Recently I was given the suggested list of topics for my dissertation. However none of them took my fancy, so started my search for another topic. I thought about Active Galactic Nuclei(AGN) as it is the topic for which I would like to study for my Ph.D. Alas it had been done last year and they strongly recommend against something that was done in the previous couple of years.

So I was trying to think of a reasonably exciting topic and hopefully something with some sort of relation to AGN. In my lab work this week we where talking about Binary systems (I've got to update some predictions of when there gonna eclipse) this got me thinking about X-ray Binaries. So I've had a little bit of look around for some paper and books -still in the process of reading them. They're pretty interesting and accretion powered just like AGN which is a win win.

Heres a bit of background on binary star systems their when 2 stars orbit a common centre of mass(around each other) in an X-ray binary system one of the stars is a compact object(neutron star or a black hole). As the compact object has a strong gravitational field is can sometimes take some of the matter from is 'companion' star this produces X-rays hence there name.

So here's what I know so far. X-ray binaries come in two types - when companion star is high or low mass. In the high mass case the companion is massive enough to resist the compact objects gravitational pull however due to its high mass it also burns much hotter and this drives off some matter(this is known as stellar wind), which is then collected by the compact object. These systems tend to undergo pulsations in X-ray observations and there companion star tends to dominate the optical emissions.

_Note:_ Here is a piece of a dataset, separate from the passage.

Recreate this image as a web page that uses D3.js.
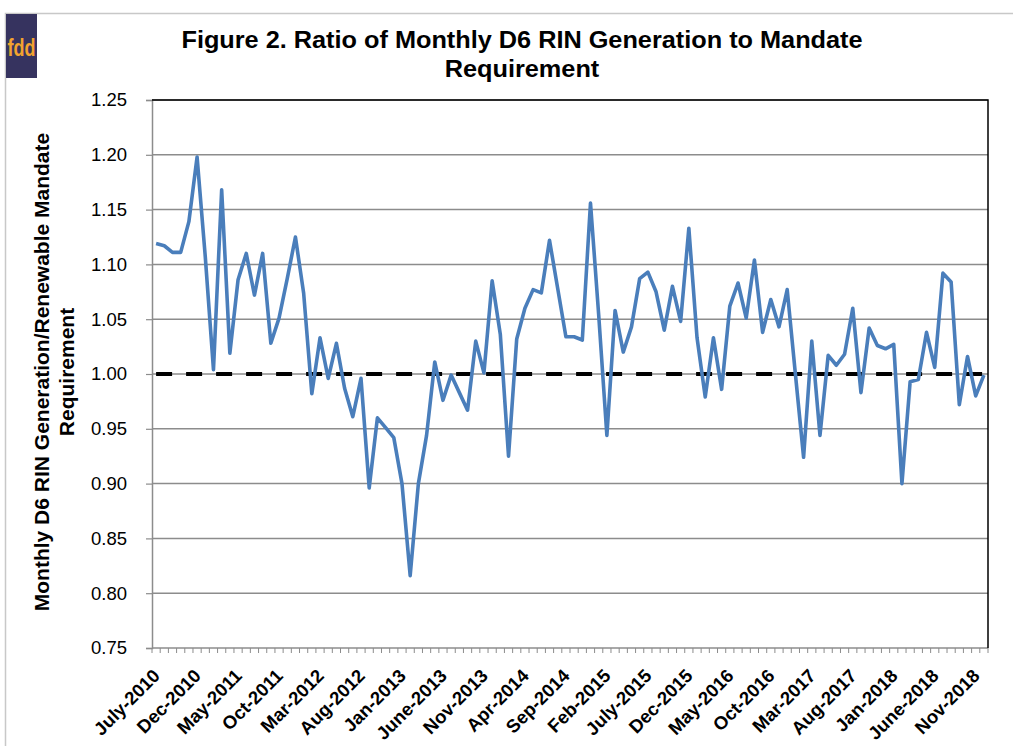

The second type is when the low mass companion star can not resist the pull of the compact object. In this situation the matter of the companion closest to the compact object pulled towards it more than the matter on the other side. This creates a distortion and allows some of the matter to pass point at which the companion can pull it back -this is called a Lagrangian point. Once passed the Lagrangian point the matter heads straight for the compact object- This is called Roche-lobe overflow. It can't fall directly in as angular momentum must be conserved so the matter forms a disk around the compact object-this is also true for the former case.

Once in the accretion disk the material loses angular momentum as it does this it gets closer to the compact object before in the inner regions it falls into it. It is from the inner regions of the which the X-rays are emitted.

The energy gained in accretion is gravitational potential energy. Its really just a fancy way of saying the energy given to matter when its pulled on by other matter and as gravity gets stronger the closer the masses. The more massive the object pulling the matter in and the closer the matter gets to the object the more energy is released. So as the compact objects are very very massive the matter falling into them gains a huge amount of energy.

Thats no all I've learned but its getting pretty late and this post has gotten quite long so I'll leave it here for now.